• **WHAT THE TASK REQUIRES**: Give the listing again exactly, omitting its images.

Records excerpted from a collection
◇ ◇ ◇ ◇ ◇

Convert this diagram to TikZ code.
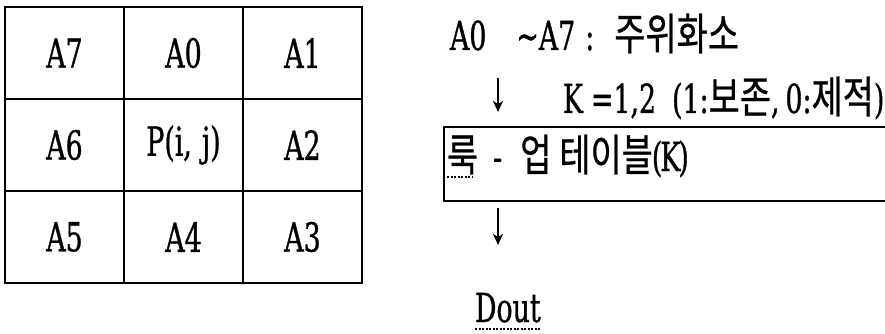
\documentclass[tikz,border=0pt]{standalone}
\usepackage{fontspec}
\usetikzlibrary{arrows.meta}
\newfontfamily\latfont[FakeStretch=0.67,FakeBold=0.8]{DejaVu Serif}
\newfontfamily\hanfont[FakeStretch=0.77,FakeBold=0.6]{Noto Sans CJK KR}
\newcommand\lt{\latfont\fontsize{40}{44}\selectfont}
\newcommand\hg[1]{{\hanfont\fontsize{44}{48}\selectfont #1}}
\tikzset{
  cell/.style={draw, line width=1.8pt, minimum width=119pt, minimum height=92pt,
               inner sep=0pt, outer sep=0pt, font=\lt},
  txtlabel/.style={inner sep=0pt, outer sep=0pt, anchor=base west, font=\lt},
  flow/.style={line width=1.6pt, -{Stealth[length=11pt,width=10pt,inset=3pt]}},
  frame/.style={line width=1.8pt},
  squig/.style={line width=1.4pt, dash pattern=on 2pt off 1.5pt}
}
\begin{document}
\begin{tikzpicture}[x=1pt,y=-1pt]
\useasboundingbox (0,0) rectangle (885,334);
% neighbourhood of the centre pixel
\node[cell] (a7) at (64.5,53)  {A7};
\node[cell] (a0) at (183.5,53) {A0};
\node[cell] (a1) at (302.5,53) {A1};
\node[cell] (a6) at (64.5,145)  {A6};
\node[cell] (p)  at (183.5,145) {P(i,\hspace{10pt}j)};
\node[cell] (a2) at (302.5,145) {A2};
\node[cell] (a5) at (64.5,237)  {A5};
\node[cell] (a4) at (183.5,237) {A4};
\node[cell] (a3) at (302.5,237) {A3};

% processing flow
\node[txtlabel] (nbr) at (450,50)
  {A0\hspace{30pt}\textasciitilde A7\hspace{10pt}:\hspace{20pt}\hg{주위화소}};
\node[txtlabel] (kval) at (563,113)
  {K\hspace{8pt}=1,2\hspace{16pt}(1:\hg{보존},\hspace{6pt}0:\hg{제적})};
\node[txtlabel] (lut) at (447,171)
  {\hg{룩}\hspace{15pt}-\hspace{18pt}\hg{업}\hspace{8pt}\hg{테이블}\kern-1pt(\kern-2pt K\kern-2pt)};
\node[txtlabel] (dout) at (475,322) {Dout};

% lookup table frame, open on the right
\coordinate (bx1) at (886,127);
\coordinate (bx2) at (444,127);
\coordinate (bx3) at (444,201);
\coordinate (bx4) at (886,201);
\draw[frame] (bx1) -- (bx2) -- (bx3) -- (bx4);

% arrows
\coordinate (f1s) at (498,78);
\coordinate (f1e) at (498,112);
\coordinate (f2s) at (498,208);
\coordinate (f2e) at (498,245);
\draw[flow] (f1s) -- (f1e);
\draw[flow] (f2s) -- (f2e);

% dotted underline marks
\draw[squig] ([yshift=-6pt]lut.base west) -- ++(26,0);
\draw[squig] ([yshift=-7pt]dout.base west) -- ([yshift=-7pt]dout.base east);
\end{tikzpicture}
\end{document}
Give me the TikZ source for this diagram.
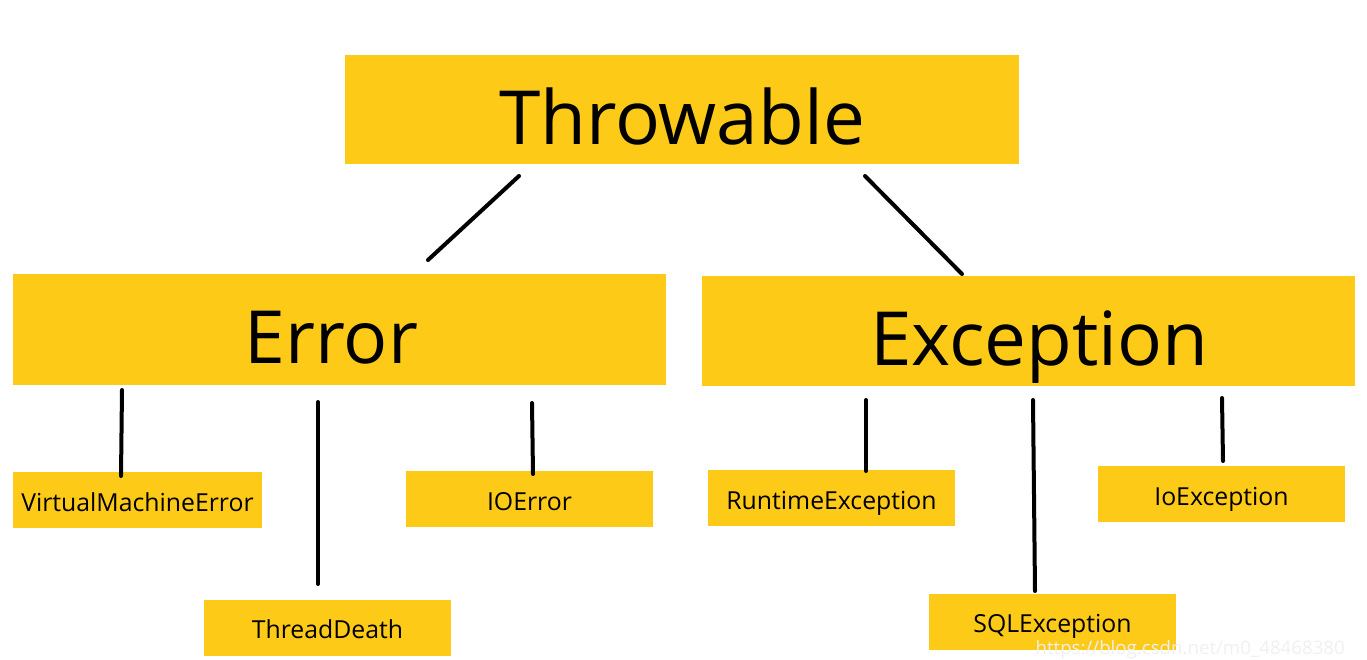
\documentclass[tikz,border=0pt]{standalone}
\usepackage{fontspec}
\setmainfont{Open Sans}
\definecolor{boxyellow}{HTML}{FECA18}
\begin{document}
\begin{tikzpicture}[x=0.75pt,y=-0.75pt,
  box/.style={fill=boxyellow, inner sep=0pt, anchor=center, text=black, text depth=0pt},
  big/.style={box, font=\fontsize{56}{64}\selectfont, text height=52pt},
  mid/.style={box, font=\fontsize{55}{63}\selectfont, text height=51.3pt},
  small/.style={box, font=\fontsize{18.6}{22}\selectfont, text height=16.5pt, minimum width=185.5pt, minimum height=42pt},
  link/.style={line width=3pt, line cap=round}]
\useasboundingbox (0,0) rectangle (1367,660);
\node[big, minimum width=505.5pt, minimum height=81.75pt] (thr) at (682,109.5) {Throwable};
\node[mid, minimum width=489.75pt, minimum height=83.25pt] (err) at (339.5,329.5) {\hspace*{-12pt}Error};
\node[mid, font=\fontsize{56}{64}\selectfont, minimum width=489.75pt, minimum height=82.5pt] (exc) at (1028.5,331) {Exception\hspace*{-16.5pt}};
\node[small, minimum width=186.75pt] (vme) at (137.5,500) {VirtualMachineError};
\node[small] (td) at (327.5,627.5) {ThreadDeath};
\node[small] (ioe) at (529.5,499) {IOError};
\node[small] (rte) at (831.5,498) {RuntimeException};
\node[small] (sql) at (1052.5,621.5) {SQLException};
\node[small] (iox) at (1221.5,494) {IoException};
\coordinate (a1) at (519,176); \coordinate (a2) at (428,260);
\coordinate (b1) at (865,176); \coordinate (b2) at (962,274);
\coordinate (c1) at (122,390); \coordinate (c2) at (121,476);
\coordinate (d1) at (318,402); \coordinate (d2) at (318,584);
\coordinate (e1) at (532,403); \coordinate (e2) at (533,474);
\coordinate (f1) at (866,400); \coordinate (f2) at (866,471);
\coordinate (g1) at (1033,400); \coordinate (g2) at (1035,591);
\coordinate (h1) at (1222,398); \coordinate (h2) at (1223,461);
\draw[link] (a1) -- (a2);
\draw[link] (b1) -- (b2);
\draw[link] (c1) -- (c2);
\draw[link] (d1) -- (d2);
\draw[link] (e1) -- (e2);
\draw[link] (f1) -- (f2);
\draw[link] (g1) -- (g2);
\draw[link] (h1) -- (h2);
\node[text=black!6, font=\fontsize{14}{16}\selectfont, anchor=south east, inner sep=0pt] (wm) at (1345,659) {https://blog.csdn.net/m0\_48468380};
\end{tikzpicture}
\end{document}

◇ ◇ ◇ ◇ ◇

• **WORKED ANSWER**:
Convert this diagram to TikZ code.
\documentclass[tikz,border=0pt]{standalone}
\usepackage{fontspec}
\usetikzlibrary{arrows.meta}
\newfontfamily\latfont[FakeStretch=0.67,FakeBold=0.8]{DejaVu Serif}
\newfontfamily\hanfont[FakeStretch=0.77,FakeBold=0.6]{Noto Sans CJK KR}
\newcommand\lt{\latfont\fontsize{40}{44}\selectfont}
\newcommand\hg[1]{{\hanfont\fontsize{44}{48}\selectfont #1}}
\tikzset{
  cell/.style={draw, line width=1.8pt, minimum width=119pt, minimum height=92pt,
               inner sep=0pt, outer sep=0pt, font=\lt},
  txtlabel/.style={inner sep=0pt, outer sep=0pt, anchor=base west, font=\lt},
  flow/.style={line width=1.6pt, -{Stealth[length=11pt,width=10pt,inset=3pt]}},
  frame/.style={line width=1.8pt},
  squig/.style={line width=1.4pt, dash pattern=on 2pt off 1.5pt}
}
\begin{document}
\begin{tikzpicture}[x=1pt,y=-1pt]
\useasboundingbox (0,0) rectangle (885,334);
% neighbourhood of the centre pixel
\node[cell] (a7) at (64.5,53)  {A7};
\node[cell] (a0) at (183.5,53) {A0};
\node[cell] (a1) at (302.5,53) {A1};
\node[cell] (a6) at (64.5,145)  {A6};
\node[cell] (p)  at (183.5,145) {P(i,\hspace{10pt}j)};
\node[cell] (a2) at (302.5,145) {A2};
\node[cell] (a5) at (64.5,237)  {A5};
\node[cell] (a4) at (183.5,237) {A4};
\node[cell] (a3) at (302.5,237) {A3};

% processing flow
\node[txtlabel] (nbr) at (450,50)
  {A0\hspace{30pt}\textasciitilde A7\hspace{10pt}:\hspace{20pt}\hg{주위화소}};
\node[txtlabel] (kval) at (563,113)
  {K\hspace{8pt}=1,2\hspace{16pt}(1:\hg{보존},\hspace{6pt}0:\hg{제적})};
\node[txtlabel] (lut) at (447,171)
  {\hg{룩}\hspace{15pt}-\hspace{18pt}\hg{업}\hspace{8pt}\hg{테이블}\kern-1pt(\kern-2pt K\kern-2pt)};
\node[txtlabel] (dout) at (475,322) {Dout};

% lookup table frame, open on the right
\coordinate (bx1) at (886,127);
\coordinate (bx2) at (444,127);
\coordinate (bx3) at (444,201);
\coordinate (bx4) at (886,201);
\draw[frame] (bx1) -- (bx2) -- (bx3) -- (bx4);

% arrows
\coordinate (f1s) at (498,78);
\coordinate (f1e) at (498,112);
\coordinate (f2s) at (498,208);
\coordinate (f2e) at (498,245);
\draw[flow] (f1s) -- (f1e);
\draw[flow] (f2s) -- (f2e);

% dotted underline marks
\draw[squig] ([yshift=-6pt]lut.base west) -- ++(26,0);
\draw[squig] ([yshift=-7pt]dout.base west) -- ([yshift=-7pt]dout.base east);
\end{tikzpicture}
\end{document}
Give me the TikZ source for this diagram.
\documentclass[tikz,border=0pt]{standalone}
\usepackage{fontspec}
\setmainfont{Open Sans}
\definecolor{boxyellow}{HTML}{FECA18}
\begin{document}
\begin{tikzpicture}[x=0.75pt,y=-0.75pt,
  box/.style={fill=boxyellow, inner sep=0pt, anchor=center, text=black, text depth=0pt},
  big/.style={box, font=\fontsize{56}{64}\selectfont, text height=52pt},
  mid/.style={box, font=\fontsize{55}{63}\selectfont, text height=51.3pt},
  small/.style={box, font=\fontsize{18.6}{22}\selectfont, text height=16.5pt, minimum width=185.5pt, minimum height=42pt},
  link/.style={line width=3pt, line cap=round}]
\useasboundingbox (0,0) rectangle (1367,660);
\node[big, minimum width=505.5pt, minimum height=81.75pt] (thr) at (682,109.5) {Throwable};
\node[mid, minimum width=489.75pt, minimum height=83.25pt] (err) at (339.5,329.5) {\hspace*{-12pt}Error};
\node[mid, font=\fontsize{56}{64}\selectfont, minimum width=489.75pt, minimum height=82.5pt] (exc) at (1028.5,331) {Exception\hspace*{-16.5pt}};
\node[small, minimum width=186.75pt] (vme) at (137.5,500) {VirtualMachineError};
\node[small] (td) at (327.5,627.5) {ThreadDeath};
\node[small] (ioe) at (529.5,499) {IOError};
\node[small] (rte) at (831.5,498) {RuntimeException};
\node[small] (sql) at (1052.5,621.5) {SQLException};
\node[small] (iox) at (1221.5,494) {IoException};
\coordinate (a1) at (519,176); \coordinate (a2) at (428,260);
\coordinate (b1) at (865,176); \coordinate (b2) at (962,274);
\coordinate (c1) at (122,390); \coordinate (c2) at (121,476);
\coordinate (d1) at (318,402); \coordinate (d2) at (318,584);
\coordinate (e1) at (532,403); \coordinate (e2) at (533,474);
\coordinate (f1) at (866,400); \coordinate (f2) at (866,471);
\coordinate (g1) at (1033,400); \coordinate (g2) at (1035,591);
\coordinate (h1) at (1222,398); \coordinate (h2) at (1223,461);
\draw[link] (a1) -- (a2);
\draw[link] (b1) -- (b2);
\draw[link] (c1) -- (c2);
\draw[link] (d1) -- (d2);
\draw[link] (e1) -- (e2);
\draw[link] (f1) -- (f2);
\draw[link] (g1) -- (g2);
\draw[link] (h1) -- (h2);
\node[text=black!6, font=\fontsize{14}{16}\selectfont, anchor=south east, inner sep=0pt] (wm) at (1345,659) {https://blog.csdn.net/m0\_48468380};
\end{tikzpicture}
\end{document}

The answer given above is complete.